起初我既不会换肩,也掌握不好平衡,挑起担子来,如同老鸭在赶路,总是步履蹒跚,常常累得上气不接下气,汗珠都滴下摔碎了许多,还是赶不上同行者健步如飞的脚步。我的滑稽样总会让路人发笑的同时也让母亲不落忍,但凡有一点点空暇,她都会送我老远,但不久我就拒绝了她的好意。

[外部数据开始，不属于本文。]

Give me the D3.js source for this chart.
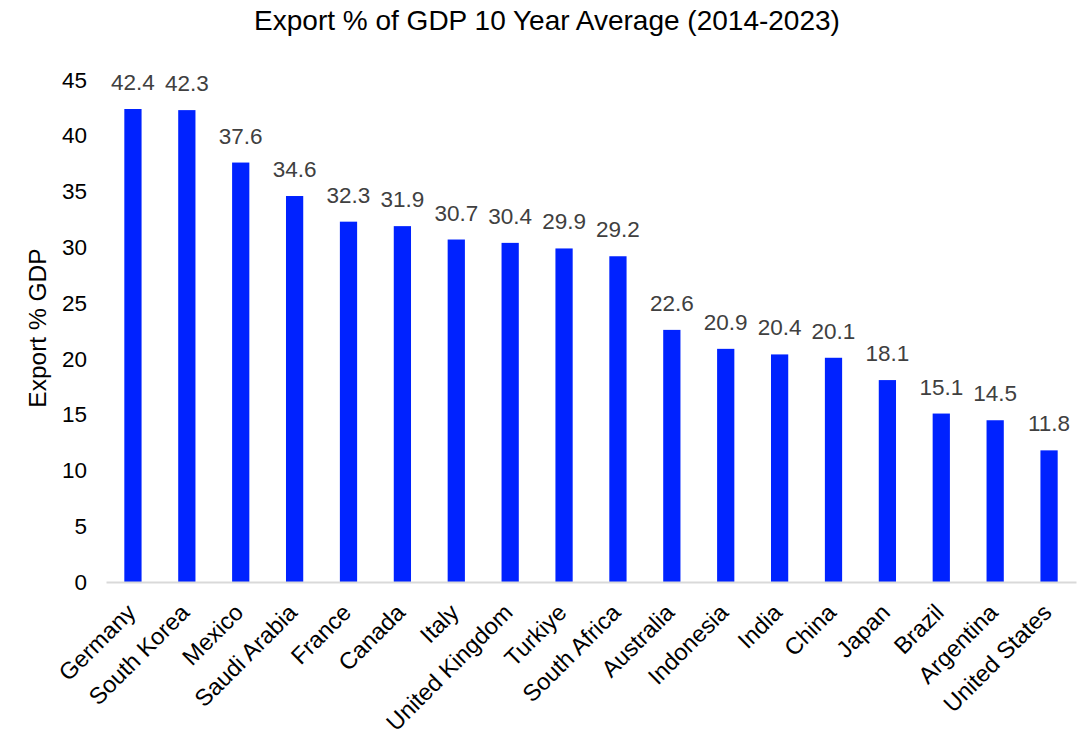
<!DOCTYPE html>
<html>
<head>
<meta charset="utf-8">
<script src="https://cdn.jsdelivr.net/npm/d3@7"></script>
<style>
  body { margin: 0; background: #fff; }
  text { font-family: "Liberation Sans", Arial, sans-serif; }
</style>
</head>
<body>
<svg id="chart"></svg>
<script>
var countries = ["Germany", "South Korea", "Mexico", "Saudi Arabia", "France", "Canada", "Italy",
    "United Kingdom", "Turkiye", "South Africa", "Australia", "Indonesia", "India", "China",
    "Japan", "Brazil", "Argentina", "United States"];
var exportPct = [42.4, 42.3, 37.6, 34.6, 32.3, 31.9, 30.7, 30.4, 29.9, 29.2, 22.6, 20.9, 20.4, 20.1,
    18.1, 15.1, 14.5, 11.8];
var yTicks = [0, 5, 10, 15, 20, 25, 30, 35, 40, 45];

var width = 1092;
var height = 738;
var margin = { top: 80, right: 16, bottom: 156, left: 106 };

var svg = d3.select('#chart')
    .attr("width", width)
    .attr("height", height);

var x = d3.scaleBand()
    .domain(countries)
    .range([margin.left, width - margin.right])
    .paddingInner(0.68)
    .paddingOuter(0.34);

var y = d3.scaleLinear()
    .domain([0, 45])
    .range([height - margin.bottom, margin.top]);

// title
svg.append("text")
    .attr("x", 547)
    .attr("y", 30)
    .attr("text-anchor", "middle")
    .style("font-size", "28px")
    .attr("fill", "#000")
    .text("Export % of GDP 10 Year Average (2014-2023)");

// y axis (labels only)
var yAxis = svg.append("g")
    .attr("transform", "translate(" + margin.left + ",0)")
    .call(d3.axisLeft(y).tickValues(yTicks).tickSize(0).tickPadding(19));
yAxis.select(".domain").remove();
yAxis.selectAll("text")
    .style("font-size", "22.5px")
    .style("font-family", "Liberation Sans, Arial, sans-serif")
    .attr("fill", "#000");

svg.append("text")
    .attr("transform", "translate(46,328) rotate(-90)")
    .attr("text-anchor", "middle")
    .style("font-size", "24.5px")
    .attr("fill", "#000")
    .text("Export % GDP");

// bars
svg.selectAll(".bar")
    .data(countries)
    .enter()
    .append("rect")
    .classed("bar", true)
    .attr("x", d => x(d))
    .attr("width", x.bandwidth())
    .attr("y", (d, i) => y(exportPct[i]))
    .attr("height", (d, i) => y(0) - y(exportPct[i]))
    .attr("fill", "#0022ff");

// value labels
svg.selectAll(".val")
    .data(countries)
    .enter()
    .append("text")
    .classed("val", true)
    .attr("x", d => x(d) + x.bandwidth() / 2)
    .attr("y", (d, i) => y(exportPct[i]) - 19)
    .attr("text-anchor", "middle")
    .style("font-size", "22.5px")
    .attr("fill", "#404040")
    .text((d, i) => exportPct[i].toFixed(1));

// x axis
var xAxis = svg.append("g")
    .attr("transform", "translate(0," + y(0) + ")")
    .call(d3.axisBottom(x).tickSize(0).tickPadding(0));
xAxis.select(".domain")
    .attr("stroke", "#d9d9d9")
    .attr("stroke-width", 2);
xAxis.selectAll("text")
    .style("font-size", "23.5px")
    .style("font-family", "Liberation Sans, Arial, sans-serif")
    .attr("fill", "#000")
    .attr("text-anchor", "end")
    .attr("dy", "0")
    .attr("transform", "translate(4,32) rotate(-45)");
</script>
</body>
</html>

十八岁,在生活的贫瘠与艰难中,我渐渐学会了泼辣与强悍。看葫芦画瓢,我也让父亲在我的自行车后座上,做了一个可以放筐的支架,但凡像萝卜、毛豆、茄子、黄瓜这样比较耐压的蔬菜,我都会用尼龙口袋装好,用自行车驮着去菜市场卖。十八岁,我独自剪开误吃了毒药的鸡的嗉子,看到鸡活了,我泪流满面;十八岁,我还学会了在许多个露水洒落的清晨,和那些上学时学习不如我却还背着书包的同学洒脱问好……
生活总会用另一种方式进行补偿。世间的事情你一旦付出,肯定会有回报。因为我的秤足菜水灵,总有许多回头客。那天,我担了一担子黄心乌刚刚找到一个位置,放妥筐子,就见一个熟面孔笑眯眯地走来,他说:“丫头啊,你家的菜总是那么新鲜又干净,我全部要了,你帮我送到我们幼儿园去吧。”菜就这样爽利地卖完了,而且顾客给的价格也很公道。那一年我家收入颇丰,日子过得丰裕而安静,我又对未来充满了希望。
人活着,总是要往前看的,生命旅程中总会有各种逆境需要我们积极去适应。一晃多年,许多东西慢慢消失了,许多东西又在记忆中生长。我经常会和我的孩子讲起我的十八岁,讲起小竹林,讲起那些卖菜的日子,讲起那些不知名的野花。